Go through the data and copy every line exactly, but not the images.

#### Supplied material:
◇ ◇ ◇ ◇ ◇

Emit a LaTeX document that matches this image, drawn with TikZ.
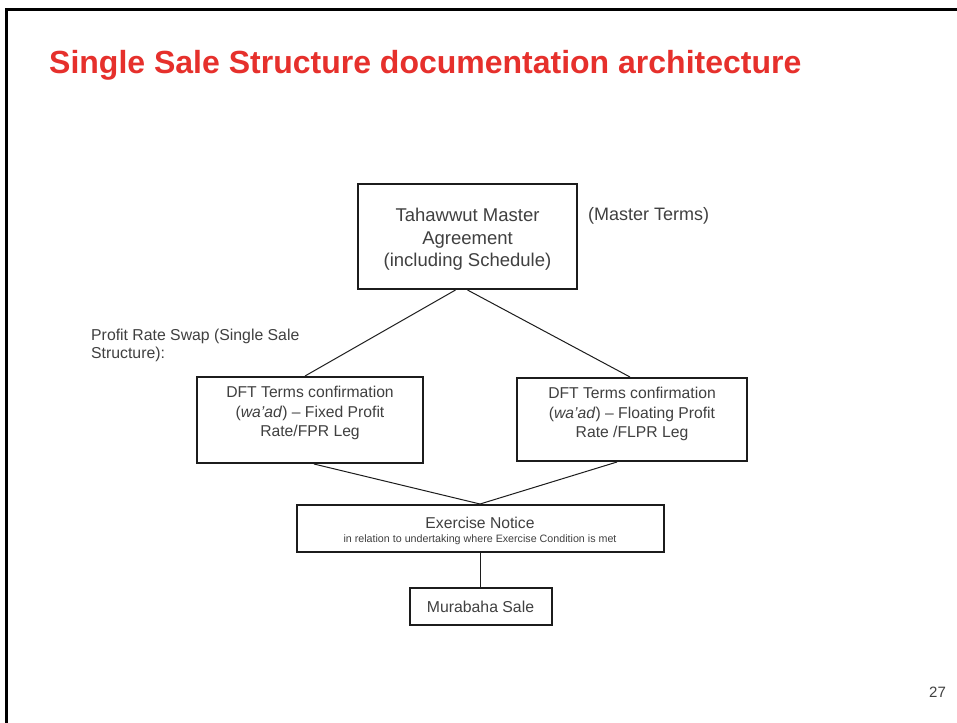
\documentclass[tikz,border=0pt]{standalone}
\usepackage{fontspec}
\setmainfont{Liberation Sans}
\usetikzlibrary{calc}
\definecolor{titlered}{RGB}{230,48,44}
\definecolor{txtgray}{RGB}{64,64,64}
\definecolor{edgedark}{RGB}{28,28,28}
\newcommand{\bxt}[4]{\parbox[c][#2pt][t]{#1pt}{\centering\vspace*{#3pt}#4}}
\begin{document}
\begin{tikzpicture}[x=1pt,y=-1pt,
  docbox/.style={draw=edgedark,line width=2pt,inner sep=0pt,text=txtgray},
  link/.style={draw=edgedark,line width=1pt},
  plain/.style={inner sep=0pt,text=txtgray}]
\useasboundingbox (0,0) rectangle (957,722);
\fill[white] (0,0) rectangle (957,722);
% frame
\draw[line width=3pt,black] (6.5,730) -- (6.5,9.5) -- (965,9.5);
% title
\node[inner sep=0pt,anchor=base west,text=titlered,font=\bfseries\fontsize{32}{38}\selectfont] (title) at (49,73.5) {Single Sale Structure documentation architecture};
% boxes
\node[docbox] (top) at (467.5,236.5) {\bxt{219}{105}{24.1}{\fontsize{18.5}{22.5}\selectfont Tahawwut Master\\Agreement\\(including Schedule)}};
\node[docbox] (fpr) at (310,420) {\bxt{226}{86}{9.2}{\fontsize{15.7}{19.5}\selectfont DFT Terms confirmation\\(\textit{wa’ad}) – Fixed Profit\\Rate/FPR Leg}};
\node[docbox] (flpr) at (632,419.5) {\bxt{230}{83}{9.6}{\fontsize{15.7}{19.5}\selectfont DFT Terms confirmation\\(\textit{wa’ad}) – Floating Profit\\Rate /FLPR Leg}};
\node[docbox] (ex) at (480,528.5) {\bxt{367}{47}{12.3}{{\fontsize{15.7}{18}\selectfont Exercise Notice\par}{\fontsize{10.7}{14.2}\selectfont in relation to undertaking where Exercise Condition is met\par}}};
\node[docbox] (mur) at (480.5,606.5) {\bxt{142}{37}{13.2}{\fontsize{15.8}{19}\selectfont Murabaha Sale}};
% side labels
\node[plain,anchor=base west,font=\fontsize{18}{22}\selectfont] (mterms) at (588,220.4) {(Master Terms)};
\node[plain,anchor=north west,align=left,font=\fontsize{15.8}{18}\selectfont] (prs) at (91,329.2) {Profit Rate Swap (Single Sale\\Structure):};
\node[plain,font=\fontsize{15}{18}\selectfont] (pg) at (937.5,692) {27};
% connectors
\draw[link] ($(top.south)+(-12,0)$) -- ($(fpr.north)+(-5,0)$);
\draw[link] (top.south) -- ($(flpr.north)+(-2,0)$);
\draw[link] ($(fpr.south)+(4,0)$) -- (ex.north);
\draw[link] ($(flpr.south)+(-15,0)$) -- (ex.north);
\draw[link] (ex.south -| mur.north) -- (mur.north);
\end{tikzpicture}
\end{document}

◇ ◇ ◇ ◇ ◇

#### Correct result:
Emit a LaTeX document that matches this image, drawn with TikZ.
\documentclass[tikz,border=0pt]{standalone}
\usepackage{fontspec}
\setmainfont{Liberation Sans}
\usetikzlibrary{calc}
\definecolor{titlered}{RGB}{230,48,44}
\definecolor{txtgray}{RGB}{64,64,64}
\definecolor{edgedark}{RGB}{28,28,28}
\newcommand{\bxt}[4]{\parbox[c][#2pt][t]{#1pt}{\centering\vspace*{#3pt}#4}}
\begin{document}
\begin{tikzpicture}[x=1pt,y=-1pt,
  docbox/.style={draw=edgedark,line width=2pt,inner sep=0pt,text=txtgray},
  link/.style={draw=edgedark,line width=1pt},
  plain/.style={inner sep=0pt,text=txtgray}]
\useasboundingbox (0,0) rectangle (957,722);
\fill[white] (0,0) rectangle (957,722);
% frame
\draw[line width=3pt,black] (6.5,730) -- (6.5,9.5) -- (965,9.5);
% title
\node[inner sep=0pt,anchor=base west,text=titlered,font=\bfseries\fontsize{32}{38}\selectfont] (title) at (49,73.5) {Single Sale Structure documentation architecture};
% boxes
\node[docbox] (top) at (467.5,236.5) {\bxt{219}{105}{24.1}{\fontsize{18.5}{22.5}\selectfont Tahawwut Master\\Agreement\\(including Schedule)}};
\node[docbox] (fpr) at (310,420) {\bxt{226}{86}{9.2}{\fontsize{15.7}{19.5}\selectfont DFT Terms confirmation\\(\textit{wa’ad}) – Fixed Profit\\Rate/FPR Leg}};
\node[docbox] (flpr) at (632,419.5) {\bxt{230}{83}{9.6}{\fontsize{15.7}{19.5}\selectfont DFT Terms confirmation\\(\textit{wa’ad}) – Floating Profit\\Rate /FLPR Leg}};
\node[docbox] (ex) at (480,528.5) {\bxt{367}{47}{12.3}{{\fontsize{15.7}{18}\selectfont Exercise Notice\par}{\fontsize{10.7}{14.2}\selectfont in relation to undertaking where Exercise Condition is met\par}}};
\node[docbox] (mur) at (480.5,606.5) {\bxt{142}{37}{13.2}{\fontsize{15.8}{19}\selectfont Murabaha Sale}};
% side labels
\node[plain,anchor=base west,font=\fontsize{18}{22}\selectfont] (mterms) at (588,220.4) {(Master Terms)};
\node[plain,anchor=north west,align=left,font=\fontsize{15.8}{18}\selectfont] (prs) at (91,329.2) {Profit Rate Swap (Single Sale\\Structure):};
\node[plain,font=\fontsize{15}{18}\selectfont] (pg) at (937.5,692) {27};
% connectors
\draw[link] ($(top.south)+(-12,0)$) -- ($(fpr.north)+(-5,0)$);
\draw[link] (top.south) -- ($(flpr.north)+(-2,0)$);
\draw[link] ($(fpr.south)+(4,0)$) -- (ex.north);
\draw[link] ($(flpr.south)+(-15,0)$) -- (ex.north);
\draw[link] (ex.south -| mur.north) -- (mur.north);
\end{tikzpicture}
\end{document}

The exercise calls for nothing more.